Using telescopic observations and “advanced mathematics,” an international team of astronomers has captured new images of planets forming around stars. The images reveal planet formation in a new light; particularly in regards to the formation of rocky planets like our own. According to the team of astronomers, distinguishing this kind of detail from Earth would be the equivalent of observing a single hair from over six miles away.
The astronomers described the images and their observation methods in a paper published in Astronomy & Astrophysics. To make the observations, the team used light collected by four telescopes at the Very Large Telescope observatory in Chile.
In total, the astronomers captured 15 images of the inner rims of planet-forming disks—or protoplanetary disks—all of which are hundreds of light years away. These protoplanetary disks consist of dense gas and dust surrounding a young, newly formed star. The unrelated NASA visualization of a protoplanetary disk, below, gives a good sense of what they look like.
“Distinguishing details at the scale of the orbits of rocky planets like Earth or Jupiter… is equivalent to being able to see a human on the Moon, or to distinguish a hair at a 10 km distance,” the study’s principal investigator, Jean-Philippe Berger of the Université Grenoble-Alpes, said in a press release (via Futurism). “We needed to visualize these details to be able to identify patterns that might betray planet formation and to characterize the properties of the disks,” Berger added.
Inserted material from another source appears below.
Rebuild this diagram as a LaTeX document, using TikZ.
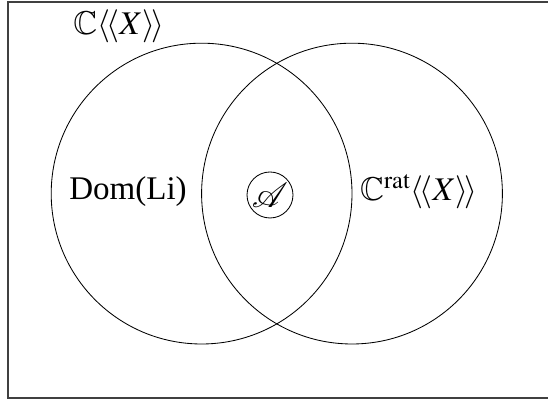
\documentclass[tikz,border=0pt]{standalone}
\usepackage{amsmath,amssymb}
\usepackage{mathptmx}
\usepackage{mathrsfs}
\usepackage{fontspec}
\setmainfont{Liberation Serif}
\usepackage{tikz}
\usetikzlibrary{positioning}
\tikzset{
  frame/.style ={draw=black!75,line width=0.8pt},
  set/.style   ={draw,circle,line width=0.6pt,inner sep=0pt,minimum size=7.52cm},
  elem/.style  ={draw,circle,line width=0.6pt,inner sep=0pt,minimum size=1.15cm},
  lbl/.style   ={font=\fontsize{23.5}{28}\selectfont,inner sep=0pt},
}
\begin{document}
\begin{tikzpicture}
 \useasboundingbox (0,0) rectangle (13.7,10.05);
 \draw[frame] (0.2,0.1) rectangle (13.76,10.0);
 % the two sets
 \node[set] (dom) at (5.04,5.21) {};
 \node[set] (rat) at (8.8,5.21) {};
 \node[elem,lbl] (alg) at (6.75,5.175) {$\mathscr{A}$};
 % labels
 \node[lbl] (all) at (2.975,9.4) {$\mathbb{C}\langle\!\langle X\rangle\!\rangle$};
 \node[lbl] (domlbl) at (3.2,5.25) {Dom(Li)};
 \node[lbl] (ratlbl) at (10.475,5.25) {$\mathbb{C}^{\mathrm{rat}}\langle\!\langle X\rangle\!\rangle$};
\end{tikzpicture}
\end{document}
To create the images, the astronomers used the aforementioned light gathered by the European Southern Observatory’s telescopes in Chile, as well a mathematical reconstruction technique. Using the technique, the astronomers were able to remove the light coming from the disks’ parent stars. As a result, the astronomers made out protoplanetary disks within five astronomical units of their parent stars in incredible detail.
J. Kluska, et al.
The images immediately above are of the protoplanetary disks around the R CrA (left) and HD45677 (right) stars. Because of the removal of the real stars’ light, the astronomers denote the stars’ locations with the white star symbols. The orbits of Earth and Jupiter are provided for distance references.
Looking forward, the team of astronomers is going to do additional research into irregularities spotted in the images. “You can see that some spots are brighter or less bright,” Berger said in the press release. He added that “this hints at processes that can lead to planet formation.”